### TASK STATEMENT:
Which lines below hold the word "that"? Copy all of them.

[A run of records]

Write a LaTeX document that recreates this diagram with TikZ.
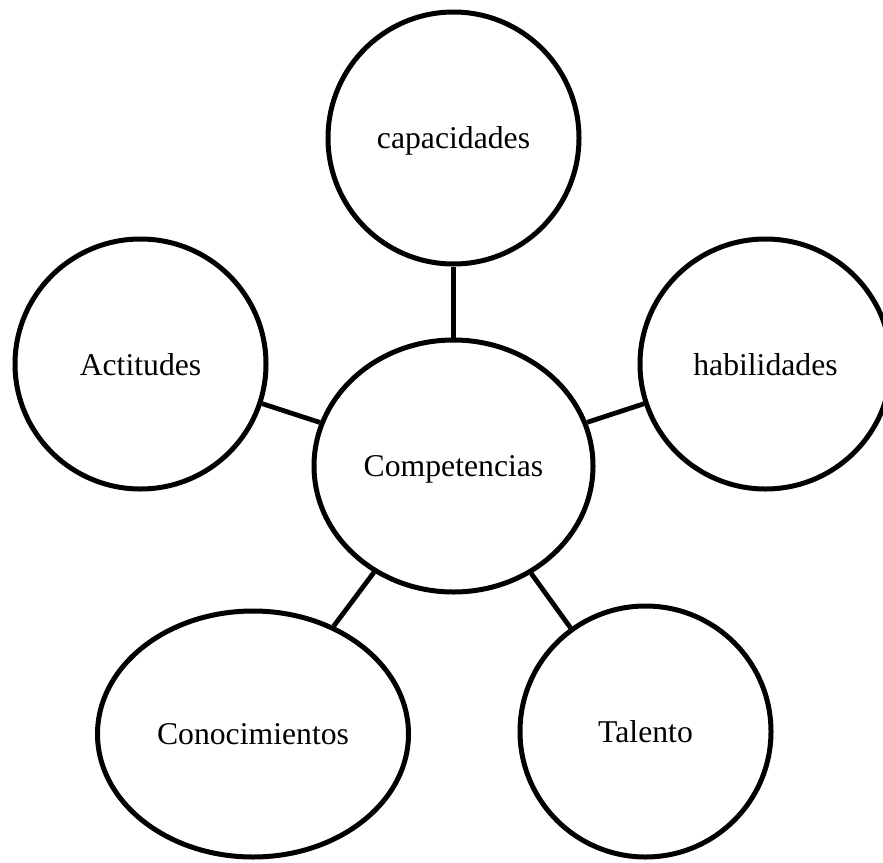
\documentclass[tikz,border=0pt]{standalone}
\usepackage{fontspec}
\setmainfont{Liberation Serif}
\usetikzlibrary{shapes.geometric}
\begin{document}
\begin{tikzpicture}[x=1pt,y=-1pt,
  bubble/.style={ellipse, draw=black, line width=5pt, fill=white, inner sep=0pt,
    text depth=0pt, font=\fontsize{31.7}{38}\selectfont},
  link/.style={draw=black, line width=4.8pt}]
  \useasboundingbox (0,0) rectangle (883,862);
  \clip (0,0) rectangle (883,862);
  \node[bubble, minimum width=251pt, minimum height=252pt] (cap)  at (453.5,138) {capacidades};
  \node[bubble, minimum width=251pt, minimum height=250pt] (act)  at (140.5,364) {Actitudes};
  \node[bubble, minimum width=251pt, minimum height=250pt] (hab)  at (765.5,364) {habilidades};
  \node[bubble, minimum width=279pt, minimum height=252pt] (comp) at (453.5,466) {Competencias};
  \node[bubble, minimum width=311pt, minimum height=246pt] (con)  at (253,734) {Conocimientos};
  \node[bubble, minimum width=251pt, minimum height=251pt] (tal)  at (645.5,731.5) {Talento};
  \draw[link] (comp) -- (cap);
  \draw[link] (comp) -- (act);
  \draw[link] (comp) -- (hab);
  \draw[link] (comp) -- (con);
  \draw[link] (comp) -- (tal);
\end{tikzpicture}
\end{document}
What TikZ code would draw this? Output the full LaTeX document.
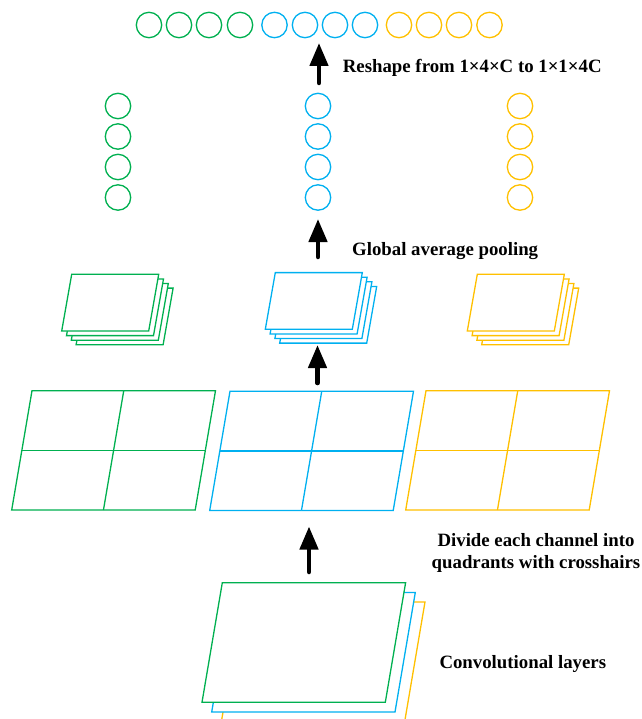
\documentclass[tikz,border=0pt]{standalone}
\usepackage{fontspec}
\setmainfont{Liberation Serif}
\usetikzlibrary{arrows.meta}
\definecolor{cg}{HTML}{00B050}
\definecolor{cb}{HTML}{00B0F0}
\definecolor{cy}{HTML}{FFC000}
\tikzset{
 circ/.style={circle, draw=#1, line width=1.3pt, minimum size=25.4pt, inner sep=0pt},
 sheet/.style={draw=#1, line width=1.3pt, fill=white, line join=miter},
 bigarrow/.style={line width=4.5pt, line cap=round, -{Triangle[length=23pt,width=18pt]}},
 lbl/.style={font=\bfseries\fontsize{18.8}{21.5}\selectfont, inner sep=0pt}
}
% plate: color, xBL, yBL, width, height, skew
\newcommand\myplate[6]{\draw[sheet=#1] (#2+#6,#3-#5) -- (#2+#6+#4,#3-#5) -- (#2+#4,#3) -- (#2,#3) -- cycle;}
\newcommand\mygrid[6]{\myplate{#1}{#2}{#3}{#4}{#5}{#6}
  \draw[sheet=#1] (#2+#6/2,#3-#5/2) -- (#2+#6/2+#4,#3-#5/2);
  \draw[sheet=#1] (#2+#6+#4/2,#3-#5) -- (#2+#4/2,#3);}
\begin{document}
\begin{tikzpicture}[x=1pt,y=-1pt]
\path[use as bounding box] (0,0) rectangle (641,719);
\clip (0,0) rectangle (641,719);

% top row of circles
\foreach \x [count=\i] in {149,179,209,240} {\node[circ=cg] (tg\i) at (\x,25) {};}
\foreach \x [count=\i] in {274.5,305,335,365} {\node[circ=cb] (tb\i) at (\x,25) {};}
\foreach \x [count=\i] in {399,429,459,489.5} {\node[circ=cy] (ty\i) at (\x,25) {};}

% columns of circles
\foreach \y [count=\i] in {106,136.5,167,197.5} {
  \node[circ=cg] (cg\i) at (118,\y) {};
  \node[circ=cb] (cb\i) at (318,\y) {};
  \node[circ=cy] (cy\i) at (520,\y) {};
}

% stacks of pooled sheets
\foreach \k in {3,2,1,0} {
  \myplate{cg}{61.7+4.8*\k}{331+4.6*\k}{87}{56.7}{10}
  \myplate{cb}{265.3+4.8*\k}{329.3+4.6*\k}{87}{56.7}{10}
  \myplate{cy}{467.3+4.8*\k}{331+4.6*\k}{87}{56.7}{10}
}

% quadrant grids
\mygrid{cg}{11.7}{510}{183.5}{119.3}{20.3}
\mygrid{cb}{209.7}{510.5}{183.5}{119.3}{20.3}
\mygrid{cy}{405.7}{510}{183.5}{119.3}{20.3}

% convolutional layers
\myplate{cy}{221.4}{721.5}{183.3}{119.6}{20.3}
\myplate{cb}{211.7}{712}{183.3}{119.6}{20.3}
\myplate{cg}{202}{702.3}{183.3}{119.6}{20.3}

% arrows
\coordinate (a1s) at (319,83);   \coordinate (a1e) at (319,43);
\coordinate (a2s) at (318,257);  \coordinate (a2e) at (318,219);
\coordinate (a3s) at (317.5,383);\coordinate (a3e) at (317.5,345);
\coordinate (a4s) at (309,572);  \coordinate (a4e) at (309,526.5);
\draw[bigarrow] (a1s) -- (a1e);
\draw[bigarrow] (a2s) -- (a2e);
\draw[bigarrow] (a3s) -- (a3e);
\draw[bigarrow] (a4s) -- (a4e);

% labels
\node[lbl, anchor=base west] (t1) at (342.7,72.3) {Reshape from 1×4×C to 1×1×4C};
\node[lbl, anchor=base west] (t2) at (352,255) {Global average pooling};
\node[lbl, align=center, anchor=base] (t3) at (536,568) {Divide each channel into\\quadrants with crosshairs};
\node[lbl, anchor=base west] (t4) at (439.3,668) {Convolutional layers};
\end{tikzpicture}
\end{document}
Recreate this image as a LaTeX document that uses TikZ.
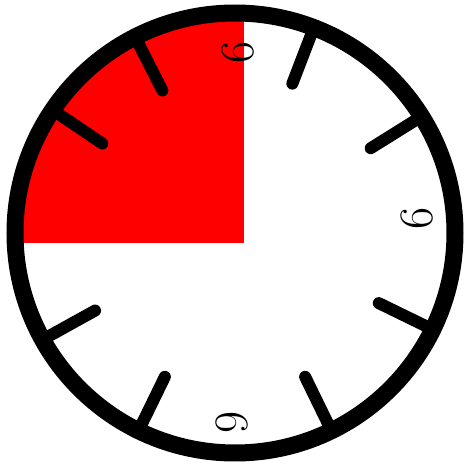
\documentclass[tikz,border=0pt]{standalone}
\usepackage{tikz}
\tikzset{
  ring/.style={line width=12.75pt},
  tick/.style={line width=9pt, line cap=round},
  dial/.style={font=\fontsize{36}{36}\selectfont, inner sep=0pt}
}
\begin{document}
\begin{tikzpicture}[x=0.75pt,y=-0.75pt]
  \pgfmathsetmacro{\cx}{235}
  \pgfmathsetmacro{\cy}{233}
  \pgfmathsetmacro{\R}{220}
  \useasboundingbox (0,0) rectangle (469,467);

  % red quarter, cut by the rim
  \begin{scope}
    \clip (\cx, \cy) circle[radius=\R];
    \fill[red] (0,0) rectangle (244,243);
  \end{scope}

  % tick marks
  \foreach \a in {32,69,117,146,209,244,296,334} {
    \draw[tick] ({\cx+\R*cos(\a)}, {\cy-\R*sin(\a)}) -- ({\cx+160*cos(\a)}, {\cy-160*sin(\a)});
  }

  % rim
  \draw[ring] (\cx, \cy) circle[radius=\R];

  % dial numbers
  \node[dial, rotate=90] (ntop) at (238,52) {6};
  \node[dial, rotate=90] (nright) at (417,218) {6};
  \node[dial, rotate=-90] (nbottom) at (232,423) {6};
\end{tikzpicture}
\end{document}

### THE ANSWER:
Write a LaTeX document that recreates this diagram with TikZ.
Recreate this image as a LaTeX document that uses TikZ.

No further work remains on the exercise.